Having recently tasted Romanian, Hungarian and Italian versions of a Brettljause, going to a Croatian restaurant that advertises itself at the nearby railway station using a poster of an appetizing selection of cold cuts sounded like a logical next step.
Despite its not very glamorous location, Tartuf is surprisingly stylish on the inside, using a lot of dark wood and dimmed lights. It also proudly displays the “one fork award” of Falstaff, meaning that the quality of the dishes and the service must be well above average.

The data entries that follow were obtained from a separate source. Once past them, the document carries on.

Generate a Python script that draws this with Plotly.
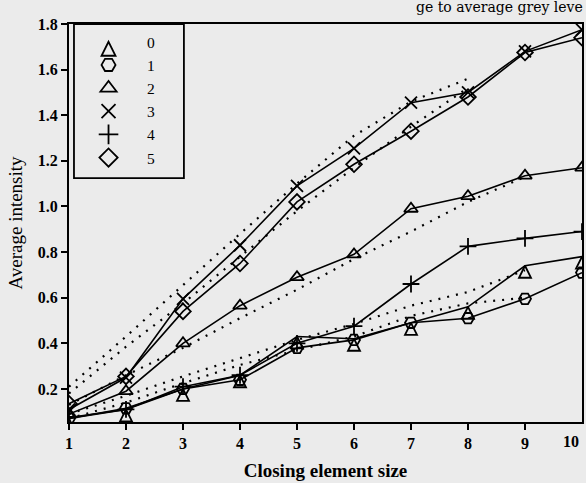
import plotly.graph_objects as go

# ---- data ----
closing_size = [1, 2, 3, 4, 5, 6, 7, 8, 9, 10]
series_names = ["0", "1", "2", "3", "4", "5"]
s0 = [0.07, 0.11, 0.20, 0.26, 0.43, 0.42, 0.49, 0.56, 0.74, 0.78]
s1 = [0.07, 0.115, 0.20, 0.24, 0.38, 0.415, 0.49, 0.51, 0.595, 0.71]
s2 = [0.09, 0.19, 0.40, 0.565, 0.69, 0.79, 0.99, 1.045, 1.135, 1.17]
s3 = [0.11, 0.25, 0.595, 0.83, 1.09, 1.255, 1.455, 1.50, 1.68, 1.775]
s4 = [0.075, 0.11, 0.21, 0.26, 0.40, 0.475, 0.66, 0.825, 0.86, 0.89]
s5 = [0.135, 0.255, 0.54, 0.75, 1.02, 1.185, 1.33, 1.48, 1.675, 1.74]

# dotted (fitted) curves
fit_x_8 = [1, 2, 3, 4, 5, 6, 7, 8]
fit_x_9 = [1, 2, 3, 4, 5, 6, 7, 8, 9]
fit_a = [0.21, 0.43, 0.655, 0.88, 1.10, 1.31, 1.46, 1.56]
fit_b = [0.18, 0.385, 0.575, 0.78, 0.98, 1.17, 1.35, 1.52]
fit_c = [0.13, 0.26, 0.38, 0.51, 0.635, 0.77, 0.89, 1.02, 1.13]
fit_d = [0.09, 0.17, 0.255, 0.335, 0.415, 0.485, 0.565, 0.625, 0.72]
fit_e = [0.07, 0.14, 0.225, 0.305, 0.37, 0.43, 0.52, 0.575, 0.60]

y_ticks = [0.2, 0.4, 0.6, 0.8, 1.0, 1.2, 1.4, 1.6, 1.8]
y_tick_text = ["0.2", "0.4", "0.6", "0.8", "1.0", "1.2", "1.4", "1.6", "1.8"]
x_ticks = closing_size
x_tick_text = [str(v) for v in closing_size]

series = [s0, s1, s2, s3, s4, s5]
symbols = ["arrow-up-open", "hexagon2-open", "triangle-up-open",
           "x-thin-open", "cross-thin-open", "diamond-open"]

FONT = "Liberation Serif"
fig = go.Figure()

dot_style = dict(color="black", width=2.2, dash="2px,7px")
for fx, fy in [(fit_x_8, fit_a), (fit_x_8, fit_b), (fit_x_9, fit_c),
               (fit_x_9, fit_d), (fit_x_9, fit_e)]:
    fig.add_trace(go.Scatter(x=fx, y=fy, mode="lines", line=dot_style,
                             showlegend=False, hoverinfo="skip"))

for name, ys, sym in zip(series_names, series, symbols):
    fig.add_trace(go.Scatter(
        x=closing_size, y=ys, mode="lines+markers", name=name,
        line=dict(color="black", width=1.6),
        marker=dict(symbol=sym, size=12, color="black",
                    line=dict(color="black", width=1.8)),
        showlegend=False, legendgroup=name))
    # legend entry: marker only
    fig.add_trace(go.Scatter(
        x=[None], y=[None], mode="markers", name=name, legendgroup=name,
        marker=dict(symbol=sym, size=14, color="black",
                    line=dict(color="black", width=1.8))))

# caption fragment above the chart
fig.add_annotation(text="ge to average grey leve", xref="paper", yref="paper",
                   x=1.006, y=1, xanchor="right", yanchor="bottom", yshift=7,
                   showarrow=False,
                   font=dict(family="DejaVu Serif", size=14, color="black"))

# last x tick label (sits just left of the right edge in the reference)
fig.add_annotation(text=x_tick_text[-1], xref="x", yref="paper",
                   x=closing_size[-1], y=0, xanchor="right", yanchor="top",
                   xshift=-1, yshift=-9, showarrow=False,
                   font=dict(family=FONT, size=16, weight="bold", color="black"))

# legend frame
fig.add_shape(type="rect", xref="paper", yref="paper",
              x0=0.0097, x1=0.224, y0=0.613, y1=1.0,
              line=dict(color="black", width=1.8), fillcolor="rgba(0,0,0,0)")

fig.update_layout(
    width=586, height=483,
    margin=dict(l=69, r=4, t=24, b=61, autoexpand=False),
    paper_bgcolor="#ebebeb", plot_bgcolor="#ebebeb",
    font=dict(family=FONT, color="black", size=16),
    legend=dict(x=0.002, y=0.997, xanchor="left", yanchor="top",
                bgcolor="rgba(0,0,0,0)", borderwidth=0,
                font=dict(family=FONT, size=15.5), itemwidth=67,
                tracegroupgap=0),
    xaxis=dict(range=[1, 10], tickvals=x_ticks[:-1], ticktext=x_tick_text[:-1],
               showgrid=False, zeroline=False, showline=True, linecolor="black",
               linewidth=2, mirror=True, ticks="outside", ticklen=6,
               tickwidth=1.5, tickcolor="black", automargin=False,
               tickfont=dict(family=FONT, size=16, weight="bold"),
               title=dict(text="Closing element size", standoff=12,
                          font=dict(family=FONT, size=19, weight="bold"))),
    yaxis=dict(range=[0.055, 1.8], tickvals=y_ticks, ticktext=y_tick_text,
               showgrid=False, zeroline=False, showline=True, linecolor="black",
               linewidth=2, mirror=True, ticks="outside", ticklen=6,
               tickwidth=1.5, tickcolor="black", automargin=False,
               tickfont=dict(family=FONT, size=16, weight="bold"),
               title=dict(text="Average intensity", standoff=10,
                          font=dict(family=FONT, size=19))),
)

fig.write_html("out.html", config={"displayModeBar": False},
               post_script="document.body.style.margin='0';document.body.style.padding='0';")
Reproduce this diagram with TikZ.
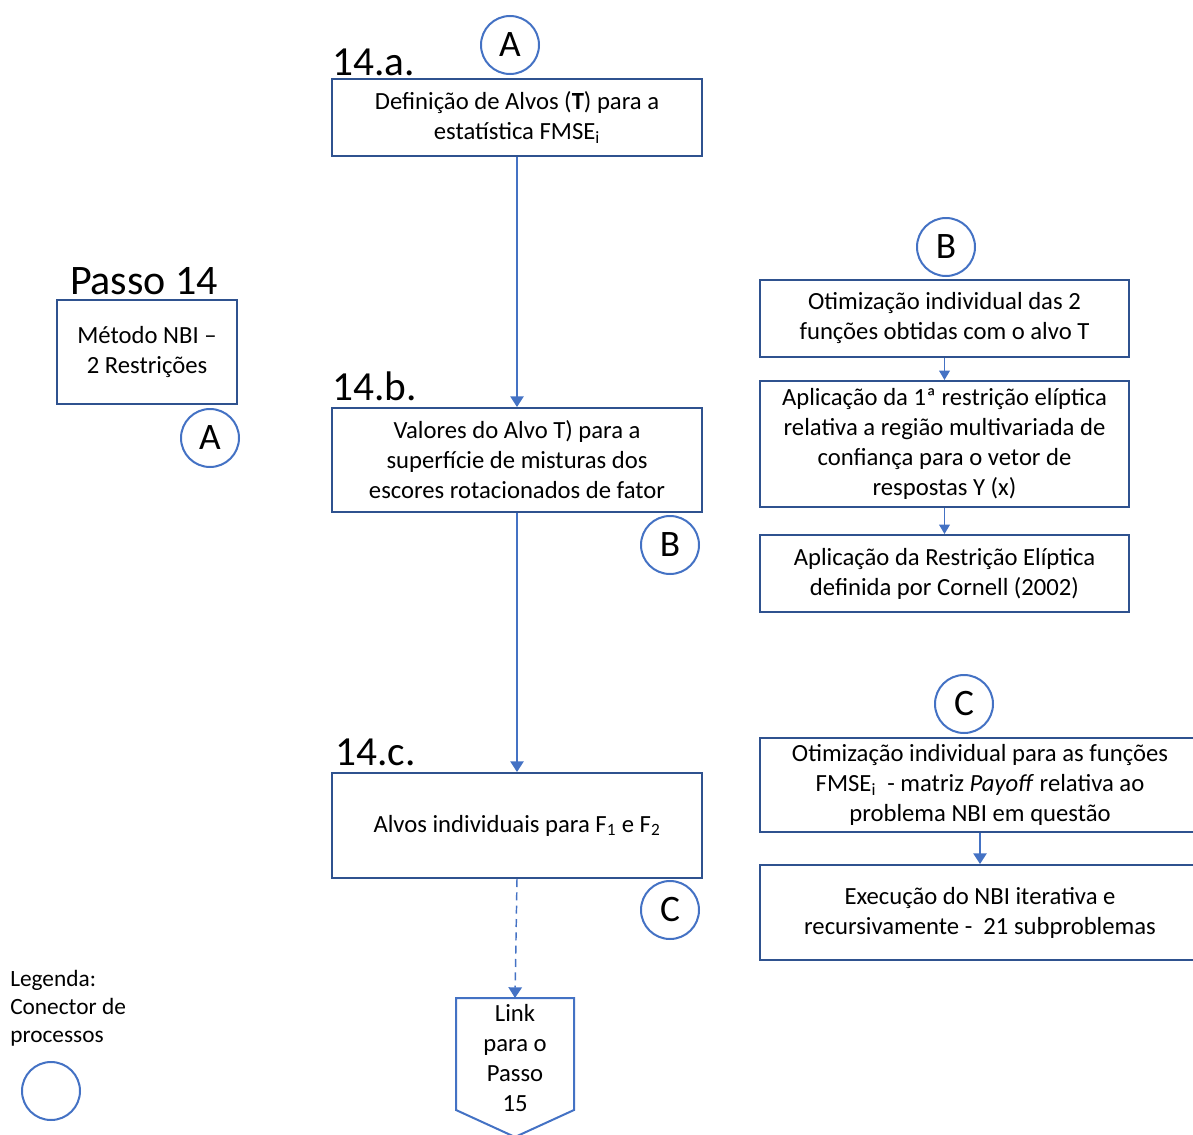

The “Delicacies plate,” unfortunately, did not meet my elevated expectations. A part of the problem was that I, inspired by the poster, expected something resembling a Brettljause. What I received was a fancy starter, with small bits of cheese and meat expertly arranged on a huge plate. Besides, although I am fully aware that the region of Istria is very close to Italy, I would have liked to try something a bit different from the typical Italian ingredients: prosciutto, salami, grana and olives. The Tête de Moine cheese does not count, for as far as I know it comes from Switzerland and not Croatia. The only unidentified ingredient was a slightly smoked cheese of no particular taste. Finally, the quantity was truly tiny – not really in Jamie Oliver’s league, but too small even for a starter. And for what the plate contained, the price was exorbitant.
It can very well be that Tartuf serves quite a few fantastic dishes and is a perfect location for a romantic candlelight dinner. However, if you are looking for a Brettljause, it offers nothing more than a very expensive way of staying hungry.